— start —
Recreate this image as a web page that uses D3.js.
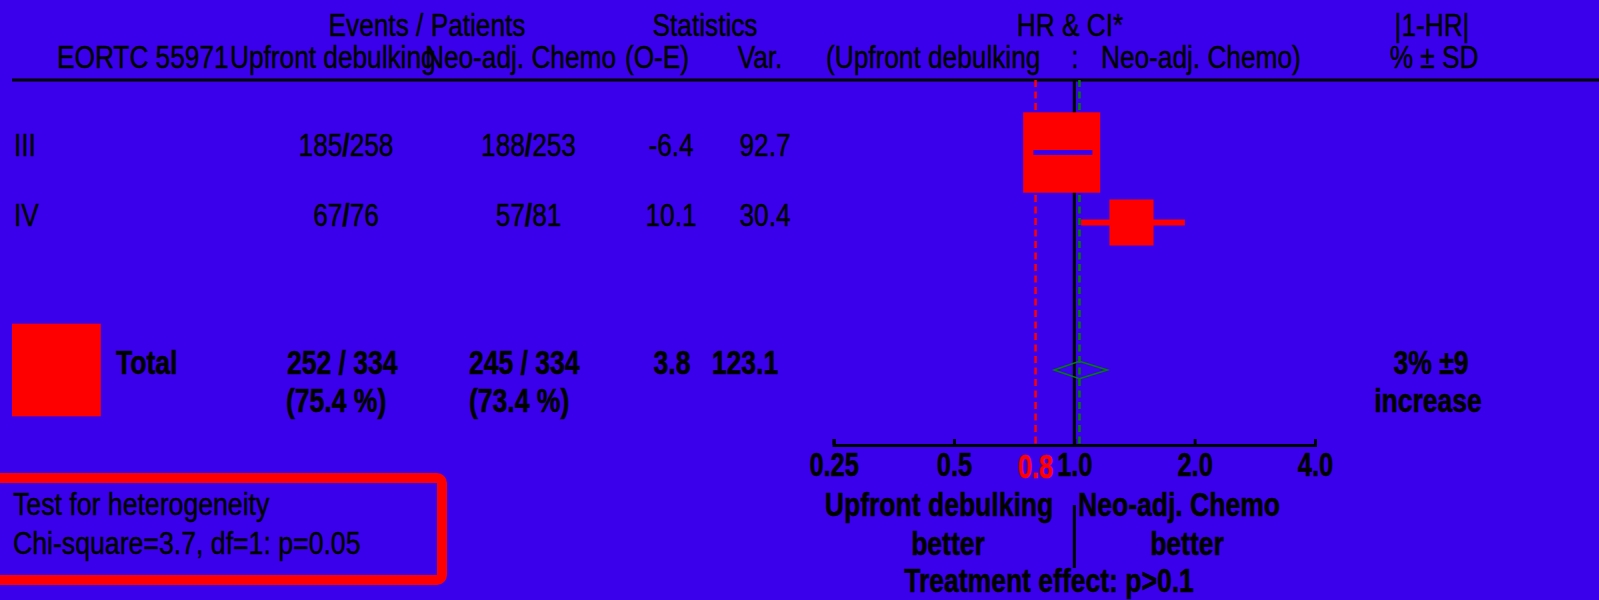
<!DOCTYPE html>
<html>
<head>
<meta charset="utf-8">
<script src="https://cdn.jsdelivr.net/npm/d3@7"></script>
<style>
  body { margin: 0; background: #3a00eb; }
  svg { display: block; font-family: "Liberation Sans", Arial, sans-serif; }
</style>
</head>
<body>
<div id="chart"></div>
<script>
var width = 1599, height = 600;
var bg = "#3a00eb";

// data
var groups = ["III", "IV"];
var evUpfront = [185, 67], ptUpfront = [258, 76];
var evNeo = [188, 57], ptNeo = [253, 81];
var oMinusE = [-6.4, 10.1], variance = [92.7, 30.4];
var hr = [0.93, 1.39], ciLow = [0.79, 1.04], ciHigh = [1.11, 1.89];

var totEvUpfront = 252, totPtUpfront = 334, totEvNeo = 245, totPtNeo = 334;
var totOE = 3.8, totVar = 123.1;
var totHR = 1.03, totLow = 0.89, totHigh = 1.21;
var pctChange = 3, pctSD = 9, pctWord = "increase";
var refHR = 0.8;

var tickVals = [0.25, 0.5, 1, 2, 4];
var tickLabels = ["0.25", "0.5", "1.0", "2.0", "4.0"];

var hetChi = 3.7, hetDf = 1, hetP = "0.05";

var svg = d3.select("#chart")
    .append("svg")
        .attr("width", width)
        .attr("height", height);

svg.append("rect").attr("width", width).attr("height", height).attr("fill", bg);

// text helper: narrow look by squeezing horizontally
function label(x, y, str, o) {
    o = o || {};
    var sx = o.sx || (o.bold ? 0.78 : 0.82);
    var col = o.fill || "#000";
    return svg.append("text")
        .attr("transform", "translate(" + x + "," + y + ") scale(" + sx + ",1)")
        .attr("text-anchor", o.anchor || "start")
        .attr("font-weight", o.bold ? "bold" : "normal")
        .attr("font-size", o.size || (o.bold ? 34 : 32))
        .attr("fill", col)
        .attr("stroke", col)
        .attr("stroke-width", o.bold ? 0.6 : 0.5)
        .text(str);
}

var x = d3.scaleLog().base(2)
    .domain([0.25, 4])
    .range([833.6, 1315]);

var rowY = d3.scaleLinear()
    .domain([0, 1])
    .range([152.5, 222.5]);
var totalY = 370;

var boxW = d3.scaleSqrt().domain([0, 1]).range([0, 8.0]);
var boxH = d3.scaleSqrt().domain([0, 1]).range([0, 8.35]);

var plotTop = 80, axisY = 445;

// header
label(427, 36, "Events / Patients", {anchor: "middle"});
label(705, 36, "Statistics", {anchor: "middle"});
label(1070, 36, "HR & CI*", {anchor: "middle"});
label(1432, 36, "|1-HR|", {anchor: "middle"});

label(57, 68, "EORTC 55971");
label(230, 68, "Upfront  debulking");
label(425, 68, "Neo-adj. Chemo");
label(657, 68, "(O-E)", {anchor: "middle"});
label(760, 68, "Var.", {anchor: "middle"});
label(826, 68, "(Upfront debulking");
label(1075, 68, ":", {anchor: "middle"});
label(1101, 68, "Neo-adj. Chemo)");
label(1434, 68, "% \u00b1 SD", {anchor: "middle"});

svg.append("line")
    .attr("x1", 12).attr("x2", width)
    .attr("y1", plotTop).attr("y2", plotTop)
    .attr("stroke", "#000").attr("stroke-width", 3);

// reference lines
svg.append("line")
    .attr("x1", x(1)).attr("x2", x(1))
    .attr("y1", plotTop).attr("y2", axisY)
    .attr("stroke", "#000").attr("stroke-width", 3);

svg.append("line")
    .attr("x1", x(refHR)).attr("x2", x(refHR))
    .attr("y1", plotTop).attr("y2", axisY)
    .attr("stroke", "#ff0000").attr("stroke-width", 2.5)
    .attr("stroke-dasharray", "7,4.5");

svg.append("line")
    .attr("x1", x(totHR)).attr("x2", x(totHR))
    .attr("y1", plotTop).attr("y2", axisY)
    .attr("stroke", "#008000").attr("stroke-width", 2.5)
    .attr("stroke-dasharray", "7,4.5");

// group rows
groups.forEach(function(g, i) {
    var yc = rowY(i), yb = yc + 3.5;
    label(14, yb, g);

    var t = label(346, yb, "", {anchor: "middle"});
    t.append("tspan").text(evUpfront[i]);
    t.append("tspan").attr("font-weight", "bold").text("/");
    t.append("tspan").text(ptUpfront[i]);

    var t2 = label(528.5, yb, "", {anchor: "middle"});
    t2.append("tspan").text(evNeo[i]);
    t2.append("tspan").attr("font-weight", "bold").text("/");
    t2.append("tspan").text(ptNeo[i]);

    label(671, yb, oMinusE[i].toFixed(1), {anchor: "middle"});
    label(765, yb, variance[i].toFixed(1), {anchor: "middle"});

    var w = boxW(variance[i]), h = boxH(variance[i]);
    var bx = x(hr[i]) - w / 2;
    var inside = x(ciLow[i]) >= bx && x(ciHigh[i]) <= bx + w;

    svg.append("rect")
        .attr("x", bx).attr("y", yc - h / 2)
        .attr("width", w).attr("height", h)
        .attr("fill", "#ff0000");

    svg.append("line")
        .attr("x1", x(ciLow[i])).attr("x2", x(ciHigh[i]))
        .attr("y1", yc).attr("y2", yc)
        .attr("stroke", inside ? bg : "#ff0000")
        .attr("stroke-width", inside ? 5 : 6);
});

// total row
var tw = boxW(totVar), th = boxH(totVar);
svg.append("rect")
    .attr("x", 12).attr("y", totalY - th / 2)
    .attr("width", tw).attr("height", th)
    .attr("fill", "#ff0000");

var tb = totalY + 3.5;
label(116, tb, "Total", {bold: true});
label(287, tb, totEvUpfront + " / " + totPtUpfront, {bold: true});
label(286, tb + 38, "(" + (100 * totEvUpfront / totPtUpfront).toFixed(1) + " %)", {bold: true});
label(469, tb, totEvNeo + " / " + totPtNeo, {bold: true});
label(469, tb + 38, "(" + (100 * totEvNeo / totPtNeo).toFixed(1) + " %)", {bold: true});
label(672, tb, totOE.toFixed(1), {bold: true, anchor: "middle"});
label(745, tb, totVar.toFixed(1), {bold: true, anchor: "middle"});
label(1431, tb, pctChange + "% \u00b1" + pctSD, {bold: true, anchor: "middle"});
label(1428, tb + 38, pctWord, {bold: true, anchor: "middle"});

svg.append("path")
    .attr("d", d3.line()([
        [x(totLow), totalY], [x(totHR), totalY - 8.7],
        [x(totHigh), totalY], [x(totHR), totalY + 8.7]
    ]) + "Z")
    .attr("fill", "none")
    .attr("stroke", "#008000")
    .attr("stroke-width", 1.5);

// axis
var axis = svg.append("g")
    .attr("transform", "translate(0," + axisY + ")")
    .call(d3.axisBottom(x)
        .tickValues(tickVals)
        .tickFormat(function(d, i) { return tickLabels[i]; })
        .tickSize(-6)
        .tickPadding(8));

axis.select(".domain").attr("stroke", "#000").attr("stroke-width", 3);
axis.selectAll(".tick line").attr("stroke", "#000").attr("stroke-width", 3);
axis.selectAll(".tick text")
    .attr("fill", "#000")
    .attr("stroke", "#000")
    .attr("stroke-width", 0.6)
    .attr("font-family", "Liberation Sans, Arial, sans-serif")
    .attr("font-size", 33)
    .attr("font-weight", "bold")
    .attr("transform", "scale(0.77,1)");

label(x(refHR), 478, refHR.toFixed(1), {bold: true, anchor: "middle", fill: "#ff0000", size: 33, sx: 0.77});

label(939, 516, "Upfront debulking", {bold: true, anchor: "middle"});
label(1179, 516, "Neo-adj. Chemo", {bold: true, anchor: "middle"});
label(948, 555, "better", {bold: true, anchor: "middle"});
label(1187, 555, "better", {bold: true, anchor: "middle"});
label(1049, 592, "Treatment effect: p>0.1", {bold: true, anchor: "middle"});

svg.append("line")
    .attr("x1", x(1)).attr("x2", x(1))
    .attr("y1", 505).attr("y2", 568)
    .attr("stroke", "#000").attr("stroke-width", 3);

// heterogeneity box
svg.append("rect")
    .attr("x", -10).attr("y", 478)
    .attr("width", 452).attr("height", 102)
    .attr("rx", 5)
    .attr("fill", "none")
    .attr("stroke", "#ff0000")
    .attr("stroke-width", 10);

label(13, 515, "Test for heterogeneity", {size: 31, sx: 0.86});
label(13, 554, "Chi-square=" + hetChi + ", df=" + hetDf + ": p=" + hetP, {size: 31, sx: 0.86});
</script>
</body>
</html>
— end —
• What the task asks: Restate, line by line and word for word, everything from the top of the material through the line that contains "var hr = [0.93, 1.39], ciLow". Leave pictures out.

• The reply:
Recreate this image as a web page that uses D3.js.
<!DOCTYPE html>
<html>
<head>
<meta charset="utf-8">
<script src="https://cdn.jsdelivr.net/npm/d3@7"></script>
<style>
  body { margin: 0; background: #3a00eb; }
  svg { display: block; font-family: "Liberation Sans", Arial, sans-serif; }
</style>
</head>
<body>
<div id="chart"></div>
<script>
var width = 1599, height = 600;
var bg = "#3a00eb";

// data
var groups = ["III", "IV"];
var evUpfront = [185, 67], ptUpfront = [258, 76];
var evNeo = [188, 57], ptNeo = [253, 81];
var oMinusE = [-6.4, 10.1], variance = [92.7, 30.4];
var hr = [0.93, 1.39], ciLow = [0.79, 1.04], ciHigh = [1.11, 1.89];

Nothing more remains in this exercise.